Task requirements |
Give the entries again exactly, every one of them.

--- BEGIN Record list ---

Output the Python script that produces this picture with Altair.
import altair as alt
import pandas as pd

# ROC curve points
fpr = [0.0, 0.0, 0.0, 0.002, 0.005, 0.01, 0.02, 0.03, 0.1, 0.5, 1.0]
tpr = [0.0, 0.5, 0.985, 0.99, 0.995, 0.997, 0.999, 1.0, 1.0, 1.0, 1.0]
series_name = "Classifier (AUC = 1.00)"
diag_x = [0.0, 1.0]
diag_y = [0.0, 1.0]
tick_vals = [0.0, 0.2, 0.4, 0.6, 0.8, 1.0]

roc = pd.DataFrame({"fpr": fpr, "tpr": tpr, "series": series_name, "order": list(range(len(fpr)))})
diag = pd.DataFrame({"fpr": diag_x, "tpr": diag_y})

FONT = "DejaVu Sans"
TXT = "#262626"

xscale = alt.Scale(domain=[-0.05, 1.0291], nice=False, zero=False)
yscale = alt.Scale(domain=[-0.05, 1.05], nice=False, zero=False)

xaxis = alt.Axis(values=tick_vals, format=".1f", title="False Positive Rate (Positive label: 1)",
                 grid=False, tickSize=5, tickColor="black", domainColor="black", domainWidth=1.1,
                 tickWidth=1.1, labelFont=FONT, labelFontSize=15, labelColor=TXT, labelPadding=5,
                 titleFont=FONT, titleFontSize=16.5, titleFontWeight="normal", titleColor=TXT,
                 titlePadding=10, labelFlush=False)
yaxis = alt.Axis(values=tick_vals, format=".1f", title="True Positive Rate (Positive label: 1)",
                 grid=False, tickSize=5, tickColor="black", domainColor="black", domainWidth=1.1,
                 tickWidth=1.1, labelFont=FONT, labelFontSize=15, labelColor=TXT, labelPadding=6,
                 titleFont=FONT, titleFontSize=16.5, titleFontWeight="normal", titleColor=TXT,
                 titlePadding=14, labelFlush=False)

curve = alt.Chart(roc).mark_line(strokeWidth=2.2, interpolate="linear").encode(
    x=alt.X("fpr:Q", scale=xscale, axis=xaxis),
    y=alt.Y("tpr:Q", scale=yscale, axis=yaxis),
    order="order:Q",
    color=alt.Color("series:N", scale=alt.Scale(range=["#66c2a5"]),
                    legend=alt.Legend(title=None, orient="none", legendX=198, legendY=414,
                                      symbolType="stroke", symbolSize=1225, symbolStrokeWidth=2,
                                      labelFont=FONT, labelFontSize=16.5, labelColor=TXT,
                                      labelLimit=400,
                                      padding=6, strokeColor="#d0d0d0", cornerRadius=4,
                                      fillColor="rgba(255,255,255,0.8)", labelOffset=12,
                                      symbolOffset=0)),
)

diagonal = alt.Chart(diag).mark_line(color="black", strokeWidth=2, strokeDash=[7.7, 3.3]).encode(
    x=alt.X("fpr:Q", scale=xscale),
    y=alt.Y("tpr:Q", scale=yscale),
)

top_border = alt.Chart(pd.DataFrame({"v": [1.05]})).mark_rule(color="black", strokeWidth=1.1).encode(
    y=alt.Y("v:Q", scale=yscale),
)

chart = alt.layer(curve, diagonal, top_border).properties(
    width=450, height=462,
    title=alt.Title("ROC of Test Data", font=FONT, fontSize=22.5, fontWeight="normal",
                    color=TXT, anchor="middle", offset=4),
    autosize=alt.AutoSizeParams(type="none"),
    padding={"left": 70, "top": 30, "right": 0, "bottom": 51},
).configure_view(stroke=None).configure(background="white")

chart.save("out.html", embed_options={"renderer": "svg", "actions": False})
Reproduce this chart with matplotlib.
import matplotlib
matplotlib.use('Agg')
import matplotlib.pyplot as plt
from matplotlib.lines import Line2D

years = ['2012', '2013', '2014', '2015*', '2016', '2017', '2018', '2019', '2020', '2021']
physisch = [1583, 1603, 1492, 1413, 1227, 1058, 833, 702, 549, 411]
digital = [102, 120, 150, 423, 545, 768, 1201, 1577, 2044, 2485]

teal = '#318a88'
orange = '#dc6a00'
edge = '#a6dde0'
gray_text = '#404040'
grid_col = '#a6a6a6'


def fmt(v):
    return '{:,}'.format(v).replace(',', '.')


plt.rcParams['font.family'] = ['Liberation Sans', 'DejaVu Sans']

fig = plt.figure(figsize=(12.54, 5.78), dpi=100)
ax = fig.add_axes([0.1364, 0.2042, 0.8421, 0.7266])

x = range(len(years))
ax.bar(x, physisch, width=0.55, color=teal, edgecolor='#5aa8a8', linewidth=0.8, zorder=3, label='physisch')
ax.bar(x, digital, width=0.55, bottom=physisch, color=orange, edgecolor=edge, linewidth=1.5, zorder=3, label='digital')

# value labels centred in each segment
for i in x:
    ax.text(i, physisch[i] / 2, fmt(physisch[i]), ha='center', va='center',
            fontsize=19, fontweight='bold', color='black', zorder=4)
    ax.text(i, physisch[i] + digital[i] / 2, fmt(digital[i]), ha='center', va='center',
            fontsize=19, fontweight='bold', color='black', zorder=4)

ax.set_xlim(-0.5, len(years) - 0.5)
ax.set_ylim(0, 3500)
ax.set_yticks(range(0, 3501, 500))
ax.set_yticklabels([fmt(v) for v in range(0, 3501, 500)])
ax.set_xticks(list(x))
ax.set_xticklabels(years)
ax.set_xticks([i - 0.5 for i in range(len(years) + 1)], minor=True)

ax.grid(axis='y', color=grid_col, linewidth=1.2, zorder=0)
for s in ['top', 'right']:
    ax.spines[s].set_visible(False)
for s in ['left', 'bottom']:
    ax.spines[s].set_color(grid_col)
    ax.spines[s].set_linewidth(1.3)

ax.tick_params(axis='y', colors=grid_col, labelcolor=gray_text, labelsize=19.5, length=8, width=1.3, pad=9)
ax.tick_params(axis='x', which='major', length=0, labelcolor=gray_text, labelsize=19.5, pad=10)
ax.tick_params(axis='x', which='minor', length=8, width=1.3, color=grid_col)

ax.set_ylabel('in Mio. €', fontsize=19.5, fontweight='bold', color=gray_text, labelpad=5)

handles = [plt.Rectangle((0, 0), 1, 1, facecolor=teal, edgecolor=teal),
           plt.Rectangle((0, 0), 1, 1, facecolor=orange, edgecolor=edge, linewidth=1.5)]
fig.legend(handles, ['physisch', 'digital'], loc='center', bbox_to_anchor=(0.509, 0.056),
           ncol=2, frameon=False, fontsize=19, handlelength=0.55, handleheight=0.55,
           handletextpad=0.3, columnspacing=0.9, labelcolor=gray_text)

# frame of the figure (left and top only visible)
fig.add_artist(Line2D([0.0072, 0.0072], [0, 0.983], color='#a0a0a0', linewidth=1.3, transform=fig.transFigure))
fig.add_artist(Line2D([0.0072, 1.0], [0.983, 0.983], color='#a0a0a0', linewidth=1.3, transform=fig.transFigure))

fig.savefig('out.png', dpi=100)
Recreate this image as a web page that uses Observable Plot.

--- END Record list ---

Result |
Output the Python script that produces this picture with Altair.
import altair as alt
import pandas as pd

# ROC curve points
fpr = [0.0, 0.0, 0.0, 0.002, 0.005, 0.01, 0.02, 0.03, 0.1, 0.5, 1.0]
tpr = [0.0, 0.5, 0.985, 0.99, 0.995, 0.997, 0.999, 1.0, 1.0, 1.0, 1.0]
series_name = "Classifier (AUC = 1.00)"
diag_x = [0.0, 1.0]
diag_y = [0.0, 1.0]
tick_vals = [0.0, 0.2, 0.4, 0.6, 0.8, 1.0]

roc = pd.DataFrame({"fpr": fpr, "tpr": tpr, "series": series_name, "order": list(range(len(fpr)))})
diag = pd.DataFrame({"fpr": diag_x, "tpr": diag_y})

FONT = "DejaVu Sans"
TXT = "#262626"

xscale = alt.Scale(domain=[-0.05, 1.0291], nice=False, zero=False)
yscale = alt.Scale(domain=[-0.05, 1.05], nice=False, zero=False)

xaxis = alt.Axis(values=tick_vals, format=".1f", title="False Positive Rate (Positive label: 1)",
                 grid=False, tickSize=5, tickColor="black", domainColor="black", domainWidth=1.1,
                 tickWidth=1.1, labelFont=FONT, labelFontSize=15, labelColor=TXT, labelPadding=5,
                 titleFont=FONT, titleFontSize=16.5, titleFontWeight="normal", titleColor=TXT,
                 titlePadding=10, labelFlush=False)
yaxis = alt.Axis(values=tick_vals, format=".1f", title="True Positive Rate (Positive label: 1)",
                 grid=False, tickSize=5, tickColor="black", domainColor="black", domainWidth=1.1,
                 tickWidth=1.1, labelFont=FONT, labelFontSize=15, labelColor=TXT, labelPadding=6,
                 titleFont=FONT, titleFontSize=16.5, titleFontWeight="normal", titleColor=TXT,
                 titlePadding=14, labelFlush=False)

curve = alt.Chart(roc).mark_line(strokeWidth=2.2, interpolate="linear").encode(
    x=alt.X("fpr:Q", scale=xscale, axis=xaxis),
    y=alt.Y("tpr:Q", scale=yscale, axis=yaxis),
    order="order:Q",
    color=alt.Color("series:N", scale=alt.Scale(range=["#66c2a5"]),
                    legend=alt.Legend(title=None, orient="none", legendX=198, legendY=414,
                                      symbolType="stroke", symbolSize=1225, symbolStrokeWidth=2,
                                      labelFont=FONT, labelFontSize=16.5, labelColor=TXT,
                                      labelLimit=400,
                                      padding=6, strokeColor="#d0d0d0", cornerRadius=4,
                                      fillColor="rgba(255,255,255,0.8)", labelOffset=12,
                                      symbolOffset=0)),
)

diagonal = alt.Chart(diag).mark_line(color="black", strokeWidth=2, strokeDash=[7.7, 3.3]).encode(
    x=alt.X("fpr:Q", scale=xscale),
    y=alt.Y("tpr:Q", scale=yscale),
)

top_border = alt.Chart(pd.DataFrame({"v": [1.05]})).mark_rule(color="black", strokeWidth=1.1).encode(
    y=alt.Y("v:Q", scale=yscale),
)

chart = alt.layer(curve, diagonal, top_border).properties(
    width=450, height=462,
    title=alt.Title("ROC of Test Data", font=FONT, fontSize=22.5, fontWeight="normal",
                    color=TXT, anchor="middle", offset=4),
    autosize=alt.AutoSizeParams(type="none"),
    padding={"left": 70, "top": 30, "right": 0, "bottom": 51},
).configure_view(stroke=None).configure(background="white")

chart.save("out.html", embed_options={"renderer": "svg", "actions": False})
Reproduce this chart with matplotlib.
import matplotlib
matplotlib.use('Agg')
import matplotlib.pyplot as plt
from matplotlib.lines import Line2D

years = ['2012', '2013', '2014', '2015*', '2016', '2017', '2018', '2019', '2020', '2021']
physisch = [1583, 1603, 1492, 1413, 1227, 1058, 833, 702, 549, 411]
digital = [102, 120, 150, 423, 545, 768, 1201, 1577, 2044, 2485]

teal = '#318a88'
orange = '#dc6a00'
edge = '#a6dde0'
gray_text = '#404040'
grid_col = '#a6a6a6'


def fmt(v):
    return '{:,}'.format(v).replace(',', '.')


plt.rcParams['font.family'] = ['Liberation Sans', 'DejaVu Sans']

fig = plt.figure(figsize=(12.54, 5.78), dpi=100)
ax = fig.add_axes([0.1364, 0.2042, 0.8421, 0.7266])

x = range(len(years))
ax.bar(x, physisch, width=0.55, color=teal, edgecolor='#5aa8a8', linewidth=0.8, zorder=3, label='physisch')
ax.bar(x, digital, width=0.55, bottom=physisch, color=orange, edgecolor=edge, linewidth=1.5, zorder=3, label='digital')

# value labels centred in each segment
for i in x:
    ax.text(i, physisch[i] / 2, fmt(physisch[i]), ha='center', va='center',
            fontsize=19, fontweight='bold', color='black', zorder=4)
    ax.text(i, physisch[i] + digital[i] / 2, fmt(digital[i]), ha='center', va='center',
            fontsize=19, fontweight='bold', color='black', zorder=4)

ax.set_xlim(-0.5, len(years) - 0.5)
ax.set_ylim(0, 3500)
ax.set_yticks(range(0, 3501, 500))
ax.set_yticklabels([fmt(v) for v in range(0, 3501, 500)])
ax.set_xticks(list(x))
ax.set_xticklabels(years)
ax.set_xticks([i - 0.5 for i in range(len(years) + 1)], minor=True)

ax.grid(axis='y', color=grid_col, linewidth=1.2, zorder=0)
for s in ['top', 'right']:
    ax.spines[s].set_visible(False)
for s in ['left', 'bottom']:
    ax.spines[s].set_color(grid_col)
    ax.spines[s].set_linewidth(1.3)

ax.tick_params(axis='y', colors=grid_col, labelcolor=gray_text, labelsize=19.5, length=8, width=1.3, pad=9)
ax.tick_params(axis='x', which='major', length=0, labelcolor=gray_text, labelsize=19.5, pad=10)
ax.tick_params(axis='x', which='minor', length=8, width=1.3, color=grid_col)

ax.set_ylabel('in Mio. €', fontsize=19.5, fontweight='bold', color=gray_text, labelpad=5)

handles = [plt.Rectangle((0, 0), 1, 1, facecolor=teal, edgecolor=teal),
           plt.Rectangle((0, 0), 1, 1, facecolor=orange, edgecolor=edge, linewidth=1.5)]
fig.legend(handles, ['physisch', 'digital'], loc='center', bbox_to_anchor=(0.509, 0.056),
           ncol=2, frameon=False, fontsize=19, handlelength=0.55, handleheight=0.55,
           handletextpad=0.3, columnspacing=0.9, labelcolor=gray_text)

# frame of the figure (left and top only visible)
fig.add_artist(Line2D([0.0072, 0.0072], [0, 0.983], color='#a0a0a0', linewidth=1.3, transform=fig.transFigure))
fig.add_artist(Line2D([0.0072, 1.0], [0.983, 0.983], color='#a0a0a0', linewidth=1.3, transform=fig.transFigure))

fig.savefig('out.png', dpi=100)
Recreate this image as a web page that uses Observable Plot.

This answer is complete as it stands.